States already have some flexibility under the ACA: 1332 waivers allow states to take an innovative approach to implementing the ACA, as long as they adhere to a variety of guidelines laid out in the ACA. Hawaii was recently granted a 1332 waiver that allows the state to avoid having a small business health insurance exchange, since Hawaii already has a robust employer-sponsored health insurance system mandated by the state.

And several states have used 1115 waivers to implement Medicaid expansion with modifications that differ from the Medicaid expansion called for in the ACA. But under the Obama Administration, CMS has refused to allow some of the more conservative-leaning provisions that have been requested in some 1115 waiver proposals.

For example, several states have proposed a work requirement for able-bodied adults to be eligible for expanded Medicaid (meaning they would have to be working, actively involved in a job search, in school/job training, or taking care of dependent children in order to receive Medicaid benefits). In every case, CMS has rejected proposals like that, and has only allowed voluntary job training programs to be included. But under the Trump Administration, we could see states opting to expand Medicaid (thereby receiving additional federal funding for their state Medicaid program) with a work requirement approved by CMS.

This is just one example; there are many aspects of health care reform on which Republican state legislatures clashed with the Obama Administration, and Trump's executive order gives them more of a clear path to implement reforms in their own way. Minnesota's House of Representatives passed legislation in January 2017 that would allow health insurance carriers to sell plans without a variety of covered benefits that currently fall under the umbrella of mandated essential health benefits. The Minnesota Senate rejected that part of the legislation, however, and it was not implemented. But if similar legislation were to be enacted by other states going forward (assuming the ACA itself has not been repealed) the states would need a 1332 waiver to implement it. The Obama Administration would never have granted such a waiver, but the Trump Administration is much more likely to do so.

It's worth noting here that the structure of Medicaid itself is likely to change under the Trump Administration with eventual ACA replacement legislation.
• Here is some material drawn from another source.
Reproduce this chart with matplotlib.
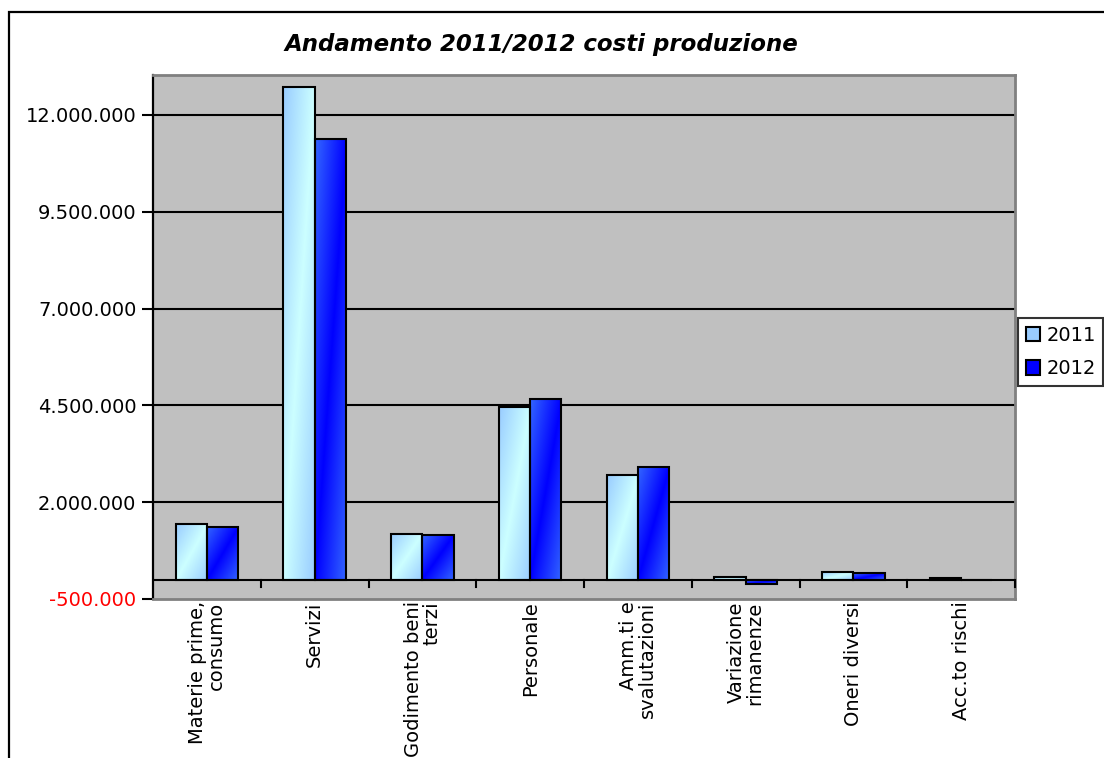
import numpy as np
import matplotlib
matplotlib.use("Agg")
import matplotlib.pyplot as plt
import matplotlib.patches as patches
from matplotlib.colors import to_rgb

plt.rcParams['font.family'] = ['DejaVu Sans']

# data
categories = ["Materie prime,\nconsumo", "Servizi", "Godimento beni\nterzi", "Personale",
              "Amm.ti e\nsvalutazioni", "Variazione\nrimanenze", "Oneri diversi", "Acc.to rischi"]
v2011 = [1430000, 12730000, 1190000, 4470000, 2710000, 60000, 190000, 50000]
v2012 = [1370000, 11370000, 1160000, 4660000, 2920000, -100000, 180000, 0]
series = ["2011", "2012"]
yticks = [-500000, 2000000, 4500000, 7000000, 9500000, 12000000]

def fmt(v):
    s = "{:,}".format(abs(v)).replace(",", ".")
    return "-" + s if v < 0 else s

fig = plt.figure(figsize=(11.04, 7.58), dpi=100)
# outer chart border
fig.patches.append(patches.Rectangle((9/1104, -0.1), 1.2, 1.1 - 12/758,
                                     transform=fig.transFigure, fill=False,
                                     edgecolor='black', lw=1.6, zorder=0))

ax = fig.add_axes([153/1104, 1 - 599/758, (1015 - 153)/1104, (599 - 75)/758])
ax.set_facecolor('#c0c0c0')

x = np.arange(len(categories))
w = 0.29
b1 = ax.bar(x - w/2, v2011, w, facecolor='none', edgecolor='black', lw=1.5, zorder=3)
b2 = ax.bar(x + w/2, v2012, w, facecolor='none', edgecolor='black', lw=1.5, zorder=3)

# diagonal gradient fill of the bars
def grad(center, edge):
    n = 64
    u = np.linspace(0, 1, n)
    vv = np.linspace(1, 0, n)
    U, V = np.meshgrid(u, vv)
    d = (U - V + 1) / 2
    t = np.abs(d - 0.5) * 2
    c = np.array(to_rgb(center)); e = np.array(to_rgb(edge))
    return c[None, None, :] * (1 - t[..., None]) + e[None, None, :] * t[..., None]

g1 = grad('#ccffff', '#99ccff')
g2 = grad('#0000ff', '#3366ff')
for bars, g in ((b1, g1), (b2, g2)):
    for p in bars:
        x0, y0 = p.get_x(), p.get_y()
        h = p.get_height()
        if h == 0:
            continue
        y_lo, y_hi = min(y0, y0 + h), max(y0, y0 + h)
        im = ax.imshow(g, extent=[x0, x0 + p.get_width(), y_lo, y_hi],
                       aspect='auto', zorder=2, interpolation='bilinear')
        im.set_clip_path(p)

ax.set_xlim(-0.5, len(categories) - 0.5)
ax.set_ylim(-500000, 13030000)

# gridlines and category axis
for t in yticks[1:]:
    ax.axhline(t, color='black', lw=1.5, zorder=1)
ax.axhline(0, color='black', lw=1.5, zorder=4)
for b in np.arange(0.5, len(categories), 1.0):
    ax.plot([b, b], [0, -180000], color='black', lw=1.5, zorder=4, clip_on=False)

ax.set_yticks(yticks)
ax.set_yticklabels([fmt(t) for t in yticks], fontsize=14)
ax.get_yticklabels()[0].set_color('red')
ax.tick_params(axis='y', direction='out', length=8, width=1.5, pad=4)
ax.set_xticks([])

for s in ('top', 'right', 'bottom'):
    ax.spines[s].set_color('#808080')
    ax.spines[s].set_linewidth(2)
ax.spines['left'].set_color('black')
ax.spines['left'].set_linewidth(1.6)

for i, c in enumerate(categories):
    ax.text(i, -560000, c, rotation=90, ha='center', va='top', multialignment='right',
            fontsize=14, linespacing=0.95)

fig.text(0.49, 1 - 45/758, "Andamento 2011/2012 costi produzione", ha='center', va='center',
         fontsize=16.5, fontweight='bold', fontstyle='italic')

handles = [patches.Patch(facecolor='#99ccff', edgecolor='black', lw=1.5),
           patches.Patch(facecolor='#0000ff', edgecolor='black', lw=1.5)]
leg = fig.legend(handles, series, loc='upper left', bbox_to_anchor=(1018/1104, 1 - 318/758),
                 fontsize=14, frameon=True, fancybox=False, edgecolor='black',
                 handlelength=0.75, handleheight=0.75, handletextpad=0.3,
                 borderpad=0.4, labelspacing=0.75, borderaxespad=0)
leg.get_frame().set_linewidth(1.5)

fig.savefig("out.png", dpi=100)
Republican lawmakers are pushing to switch the program to block grants or per-capita allotments, rather than the current open-ended matching commitment that the federal government uses to fund Medicaid.

What Happens Next?

Nearly everything is still up in the air in terms of the future of health care reform. ACA repeal legislation is currently being drafted by four congressional committees. Lawmakers have not yet coalesced around a replacement, although there are numerous proposals on the table (including some that have been newly introduced in the 2017 legislative session, like the Cassidy-Collins bill).

Information from the Trump Administration has been relatively scant and somewhat conflicting in terms of exactly how the executive order will be implemented, but now that most of Trump's cabinet nominees have been confirmed, regulatory action pertaining to the executive order could be forthcoming. 

Some states will take matters into their own hands, passing laws to keep certain aspects of the ACA in place regardless of changes on the federal level. For example, the day after Trump signed the executive order, New York announced state regulations to protect access to no-cost contraceptives and medically-necessary abortions on state-regulated health plans.

For the time being, nothing has changed about your health insurance or the rules governing health insurance. The ACA is still in place, you still have to maintain coverage, health plans cannot use medical underwriting or exclude coverage for pre-existing conditions, and premium subsidies (i.e. premium tax credits) are still available in the exchange to help you afford coverage.